I feel a bit bad about the ire I have for the college activist crowd over the ugly response we’ve seen playing out on campuses across the U.S. following the horrific attacks by Hamas in Israel on October 7. After all, I have a college student of my own. And I was a bleeding heart liberal college student myself.
But I don’t feel that bad, given some of the awful sentiments we’ve seen them expressing. And even less bad for those who, like the young woman featured in a recent New Yorker article, are certain that their “privilege” as students at an elite Ivy League institution will shield them from future employment consequences if they stand together in voicing their views. “You can’t fire seven hundred Harvard students. It would be a scandal. That’s a privilege we have,” asserted one.

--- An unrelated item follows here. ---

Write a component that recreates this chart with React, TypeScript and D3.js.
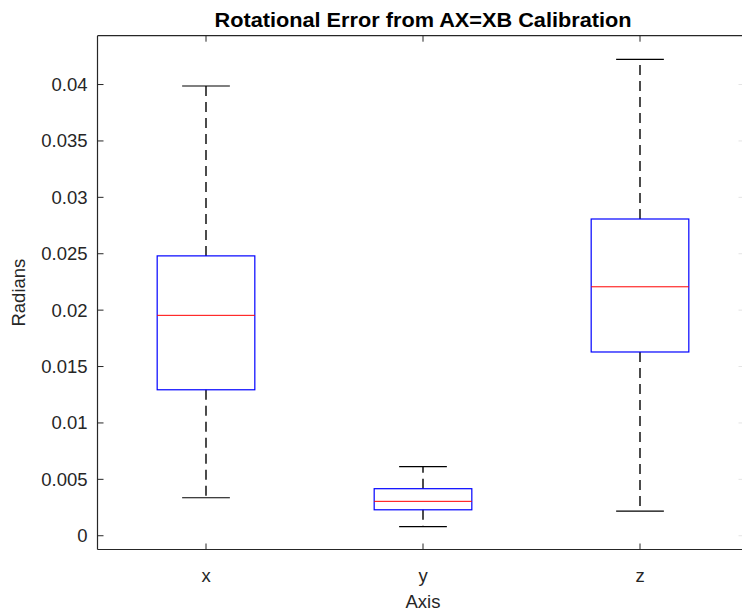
import React from "react";
import * as d3 from "d3";

const categories = ["x", "y", "z"];
const lowerWhisker = [0.00337, 0.0008, 0.00219];
const q1 = [0.01294, 0.0023, 0.01629];
const medians = [0.01954, 0.00305, 0.02207];
const q3 = [0.02481, 0.00417, 0.02808];
const upperWhisker = [0.03987, 0.00612, 0.04223];
const yTicks = [0, 0.005, 0.01, 0.015, 0.02, 0.025, 0.03, 0.035, 0.04];
const yTickLabels = ["0", "0.005", "0.01", "0.015", "0.02", "0.025", "0.03", "0.035", "0.04"];

const W = 742;
const H = 614;
const FONT = "'Liberation Sans', Arial, Helvetica, sans-serif";
const AX = "#262626";

export default function App() {
  const x = d3.scaleLinear().domain([0.5, 3.5]).range([97.5, 748.5]);
  const y = d3.scaleLinear().domain([-0.00122, 0.04433]).range([549.5, 35.7]);
  const left = x(0.5);
  const right = x(3.5);
  const top = y(0.04433);
  const bottom = y(-0.00122);
  const boxHalf = x(1.225) - x(1);
  const capHalf = x(1.11) - x(1);
  const tickLen = 6;

  return (
    <svg
      width={W}
      height={H}
      style={{ position: "absolute", left: 0, top: 0, background: "#fff" }}
      fontFamily={FONT}
    >
      <rect x={0} y={0} width={W} height={H} fill="#fff" />
      {/* axes */}
      <line x1={left} x2={left} y1={top} y2={bottom} stroke={AX} strokeWidth={1.2} />
      <line x1={left} x2={right} y1={bottom} y2={bottom} stroke={AX} strokeWidth={1.2} />
      <line x1={left} x2={right} y1={top} y2={top} stroke={AX} strokeWidth={1.2} />
      <line x1={right} x2={right} y1={top} y2={bottom} stroke={AX} strokeWidth={1.2} />

      {/* y ticks */}
      {yTicks.map((t, i) => (
        <g key={"yt" + i}>
          <line x1={left} x2={left + tickLen} y1={y(t)} y2={y(t)} stroke={AX} strokeWidth={1} />
          <line x1={right - 10} x2={right - 6} y1={y(t)} y2={y(t)} stroke="#e4e4e4" strokeWidth={1} />
          <text
            x={left - 10}
            y={y(t)}
            textAnchor="end"
            dominantBaseline="central"
            fontSize={18.5}
            fill={AX}
          >
            {yTickLabels[i]}
          </text>
        </g>
      ))}

      {/* x ticks */}
      {categories.map((c, i) => (
        <g key={"xt" + i}>
          <line x1={x(i + 1)} x2={x(i + 1)} y1={bottom} y2={bottom - tickLen} stroke={AX} strokeWidth={1} />
          <line x1={x(i + 1)} x2={x(i + 1)} y1={top} y2={top + tickLen} stroke={AX} strokeWidth={1} />
          <text x={x(i + 1)} y={575} textAnchor="middle" dominantBaseline="central" fontSize={18.5} fill={AX}>
            {c}
          </text>
        </g>
      ))}

      {/* boxes */}
      {categories.map((c, i) => {
        const cx = x(i + 1);
        return (
          <g key={"box" + i}>
            <line x1={cx} x2={cx} y1={y(q3[i])} y2={y(upperWhisker[i])} stroke="#000" strokeWidth={1.4} strokeDasharray="10,6" />
            <line x1={cx} x2={cx} y1={y(q1[i])} y2={y(lowerWhisker[i])} stroke="#000" strokeWidth={1.4} strokeDasharray="10,6" />
            <line x1={cx - capHalf} x2={cx + capHalf} y1={y(upperWhisker[i])} y2={y(upperWhisker[i])} stroke="#000" strokeWidth={1.2} />
            <line x1={cx - capHalf} x2={cx + capHalf} y1={y(lowerWhisker[i])} y2={y(lowerWhisker[i])} stroke="#000" strokeWidth={1.2} />
            <rect
              x={cx - boxHalf}
              y={y(q3[i])}
              width={boxHalf * 2}
              height={y(q1[i]) - y(q3[i])}
              fill="none"
              stroke="#0000ff"
              strokeWidth={1.2}
            />
            <line x1={cx - boxHalf} x2={cx + boxHalf} y1={y(medians[i])} y2={y(medians[i])} stroke="#ff0000" strokeWidth={1} />
          </g>
        );
      })}

      {/* labels */}
      <text
        x={(left + right) / 2}
        y={27}
        textAnchor="middle"
        fontSize={20}
        fontWeight="bold"
        fill="#000"
        textLength={417}
        lengthAdjust="spacingAndGlyphs"
      >
        Rotational Error from AX=XB Calibration
      </text>
      <text x={(97.5 + 748.5) / 2} y={601} textAnchor="middle" dominantBaseline="central" fontSize={18.5} fill={AX}>
        Axis
      </text>
      <text
        transform={`translate(18,${(top + bottom) / 2}) rotate(-90)`}
        textAnchor="middle"
        dominantBaseline="central"
        fontSize={18.5}
        fill={AX}
      >
        Radians
      </text>
    </svg>
  );
}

The @NewYorker published an essay on some of the students behind the now infamous statement supported by 30+ student groups at Harvard, and this is the concluding paragraph: pic.twitter.com/8k3xn4ZWV0— Steve McGuire (@sfmcguire79) October 20, 2023
My response to that was to note that you most certainly can fire — or not hire — students who loudly and proudly voice their support of a terrorist group. If her Ivy League education hasn’t yet taught her that employers can fire or elect not to hire those whose views they hold repugnant — views, for instance, that call for the eradication of a nation or its people — then it has failed her woefully and she’s about to get a rude awakening as to the limits of her presumed privilege.
There’s a scandal, alright – but it’s not the one she thinks it is.